Restate the whole of the material. Keep every word, and drop the pictures.

━━ DATA PROVIDED ━━

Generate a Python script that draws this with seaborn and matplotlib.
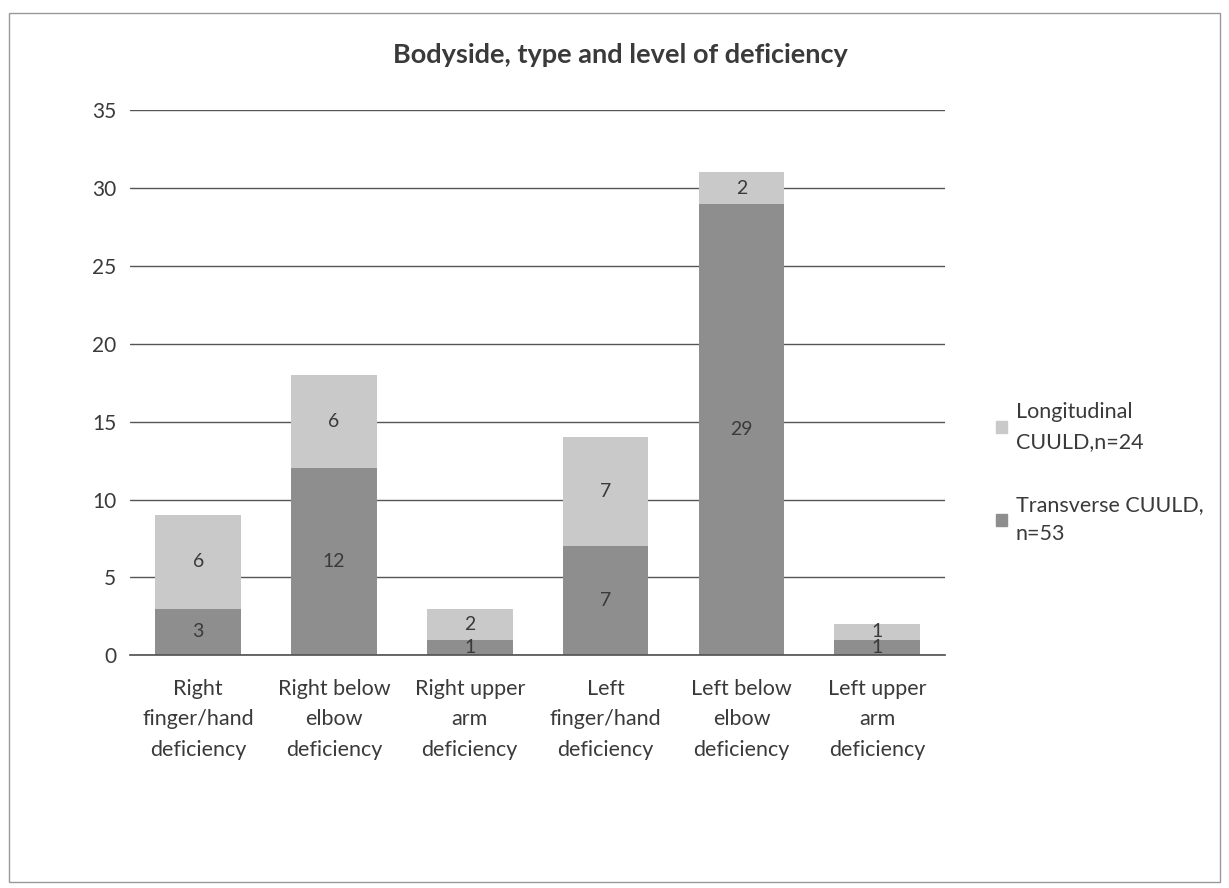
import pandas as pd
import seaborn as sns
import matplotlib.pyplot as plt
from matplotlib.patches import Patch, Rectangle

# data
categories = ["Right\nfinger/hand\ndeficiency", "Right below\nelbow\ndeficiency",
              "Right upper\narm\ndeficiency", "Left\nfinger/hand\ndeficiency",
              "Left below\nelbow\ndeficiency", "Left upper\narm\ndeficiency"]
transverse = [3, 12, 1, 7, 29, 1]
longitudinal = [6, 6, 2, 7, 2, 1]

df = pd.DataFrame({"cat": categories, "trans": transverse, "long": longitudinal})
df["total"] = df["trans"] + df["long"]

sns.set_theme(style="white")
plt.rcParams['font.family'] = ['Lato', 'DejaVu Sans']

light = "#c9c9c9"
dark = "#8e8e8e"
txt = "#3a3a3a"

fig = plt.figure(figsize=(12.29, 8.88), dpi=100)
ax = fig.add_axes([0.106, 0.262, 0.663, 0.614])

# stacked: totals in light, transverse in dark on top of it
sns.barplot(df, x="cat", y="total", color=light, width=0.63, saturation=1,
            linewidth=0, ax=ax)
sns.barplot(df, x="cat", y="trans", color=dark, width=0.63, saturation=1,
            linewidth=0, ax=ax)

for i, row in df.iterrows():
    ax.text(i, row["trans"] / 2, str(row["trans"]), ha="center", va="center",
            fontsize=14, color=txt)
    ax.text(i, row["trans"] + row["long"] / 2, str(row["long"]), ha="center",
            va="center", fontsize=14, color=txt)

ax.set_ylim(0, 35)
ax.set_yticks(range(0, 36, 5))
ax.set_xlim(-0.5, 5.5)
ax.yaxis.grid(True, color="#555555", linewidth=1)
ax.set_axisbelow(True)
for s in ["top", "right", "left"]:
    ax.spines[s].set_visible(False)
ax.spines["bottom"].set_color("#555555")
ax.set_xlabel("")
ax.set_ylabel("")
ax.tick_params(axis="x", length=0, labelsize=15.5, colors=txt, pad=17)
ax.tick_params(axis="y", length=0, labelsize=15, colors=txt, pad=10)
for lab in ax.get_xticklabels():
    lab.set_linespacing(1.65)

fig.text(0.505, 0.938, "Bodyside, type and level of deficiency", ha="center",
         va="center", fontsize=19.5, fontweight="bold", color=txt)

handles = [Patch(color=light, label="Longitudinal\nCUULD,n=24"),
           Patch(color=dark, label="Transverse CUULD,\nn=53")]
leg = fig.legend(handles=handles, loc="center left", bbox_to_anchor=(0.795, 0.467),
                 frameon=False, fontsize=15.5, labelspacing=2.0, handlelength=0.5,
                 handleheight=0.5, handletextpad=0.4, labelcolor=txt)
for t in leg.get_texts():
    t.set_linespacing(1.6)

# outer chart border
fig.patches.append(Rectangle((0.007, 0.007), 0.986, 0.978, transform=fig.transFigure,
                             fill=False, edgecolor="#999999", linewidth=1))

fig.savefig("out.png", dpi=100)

━━━

■ **OUTPUT OF THE TASK**:
Generate a Python script that draws this with seaborn and matplotlib.
import pandas as pd
import seaborn as sns
import matplotlib.pyplot as plt
from matplotlib.patches import Patch, Rectangle

# data
categories = ["Right\nfinger/hand\ndeficiency", "Right below\nelbow\ndeficiency",
              "Right upper\narm\ndeficiency", "Left\nfinger/hand\ndeficiency",
              "Left below\nelbow\ndeficiency", "Left upper\narm\ndeficiency"]
transverse = [3, 12, 1, 7, 29, 1]
longitudinal = [6, 6, 2, 7, 2, 1]

df = pd.DataFrame({"cat": categories, "trans": transverse, "long": longitudinal})
df["total"] = df["trans"] + df["long"]

sns.set_theme(style="white")
plt.rcParams['font.family'] = ['Lato', 'DejaVu Sans']

light = "#c9c9c9"
dark = "#8e8e8e"
txt = "#3a3a3a"

fig = plt.figure(figsize=(12.29, 8.88), dpi=100)
ax = fig.add_axes([0.106, 0.262, 0.663, 0.614])

# stacked: totals in light, transverse in dark on top of it
sns.barplot(df, x="cat", y="total", color=light, width=0.63, saturation=1,
            linewidth=0, ax=ax)
sns.barplot(df, x="cat", y="trans", color=dark, width=0.63, saturation=1,
            linewidth=0, ax=ax)

for i, row in df.iterrows():
    ax.text(i, row["trans"] / 2, str(row["trans"]), ha="center", va="center",
            fontsize=14, color=txt)
    ax.text(i, row["trans"] + row["long"] / 2, str(row["long"]), ha="center",
            va="center", fontsize=14, color=txt)

ax.set_ylim(0, 35)
ax.set_yticks(range(0, 36, 5))
ax.set_xlim(-0.5, 5.5)
ax.yaxis.grid(True, color="#555555", linewidth=1)
ax.set_axisbelow(True)
for s in ["top", "right", "left"]:
    ax.spines[s].set_visible(False)
ax.spines["bottom"].set_color("#555555")
ax.set_xlabel("")
ax.set_ylabel("")
ax.tick_params(axis="x", length=0, labelsize=15.5, colors=txt, pad=17)
ax.tick_params(axis="y", length=0, labelsize=15, colors=txt, pad=10)
for lab in ax.get_xticklabels():
    lab.set_linespacing(1.65)

fig.text(0.505, 0.938, "Bodyside, type and level of deficiency", ha="center",
         va="center", fontsize=19.5, fontweight="bold", color=txt)

handles = [Patch(color=light, label="Longitudinal\nCUULD,n=24"),
           Patch(color=dark, label="Transverse CUULD,\nn=53")]
leg = fig.legend(handles=handles, loc="center left", bbox_to_anchor=(0.795, 0.467),
                 frameon=False, fontsize=15.5, labelspacing=2.0, handlelength=0.5,
                 handleheight=0.5, handletextpad=0.4, labelcolor=txt)
for t in leg.get_texts():
    t.set_linespacing(1.6)

# outer chart border
fig.patches.append(Rectangle((0.007, 0.007), 0.986, 0.978, transform=fig.transFigure,
                             fill=False, edgecolor="#999999", linewidth=1))

fig.savefig("out.png", dpi=100)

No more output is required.